The rise of the Taliban saw the return of anti-Hazara sentiments. Following their capture of Kabul, the Pashtun militia immediately started a blockade of the Bamiyan valley. The region was dependent on food aid but the Taliban refused access to the international community, in a bid to starve their enemies. By the time the Taliban captured Bamiyan in September 1998, much of the population had fled to the mountains. In an echo of Abdur Rahman Khan’s policies, the Taliban tried to encourage Pashtun’s nomads to settle on the Hazaras’ land.
Almost immediately, the Taliban threatened to blow up the giant Buddhas, but backed down in the face of international outrage. Mullah Omar even went as far as declaring that they should be protected to encourage a future return of tourism to Afghanistan.

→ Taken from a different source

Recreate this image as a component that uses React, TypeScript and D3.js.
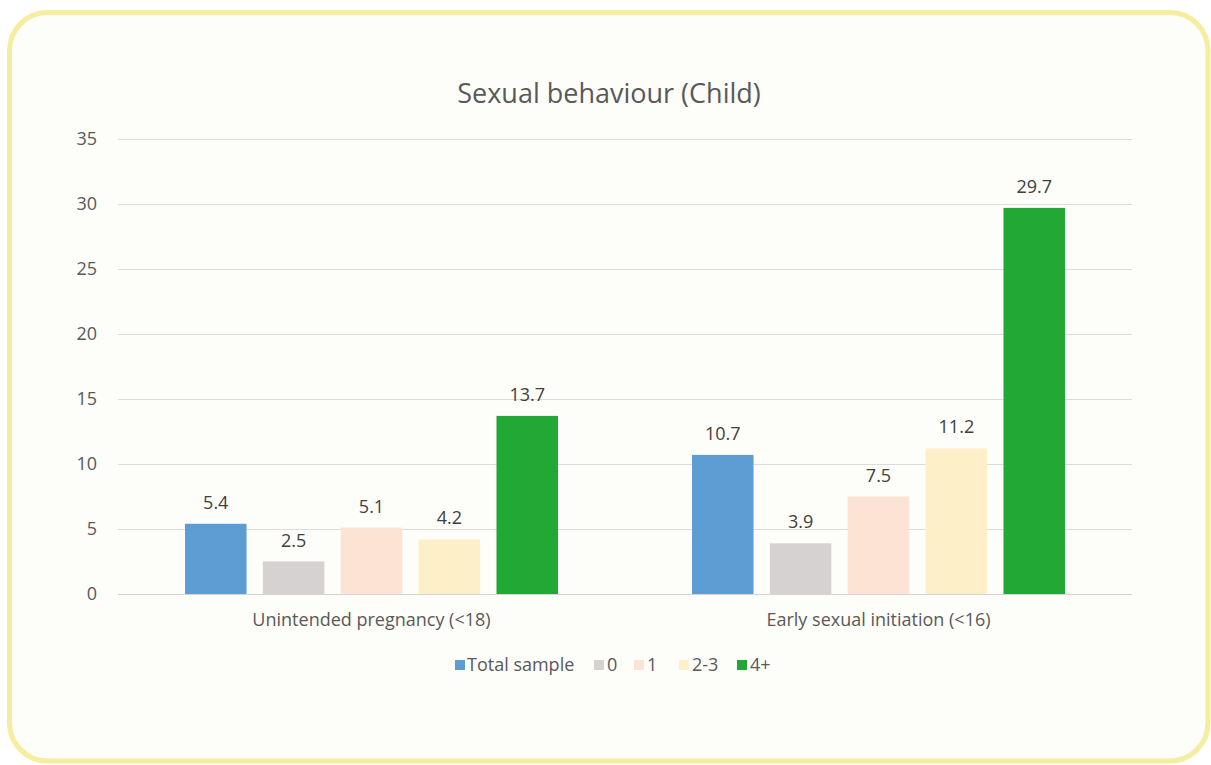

Such ideals didn’t last long. With UN sanctions biting, and faced with a newly resurgent Hazara resistance, the Buddha statues were declared un-Islamic and their destruction was decreed. Over two days in the beginning of March 2001, dynamite and tank-fire reduced the monumental statues to rubble. The world – and the Afghan population – was horrified. The Taliban celebrated by selling picture calendars of the demolition on the streets of Kabul.
The US-led campaign in November 2001 saw a final Taliban spate of killing and destruction before Bamiyan’s liberation. But peace has finally returned to Bamiyan, even producing the country’s first female governor in the figure of Habiba Sorabi. Economic development has been slower to follow.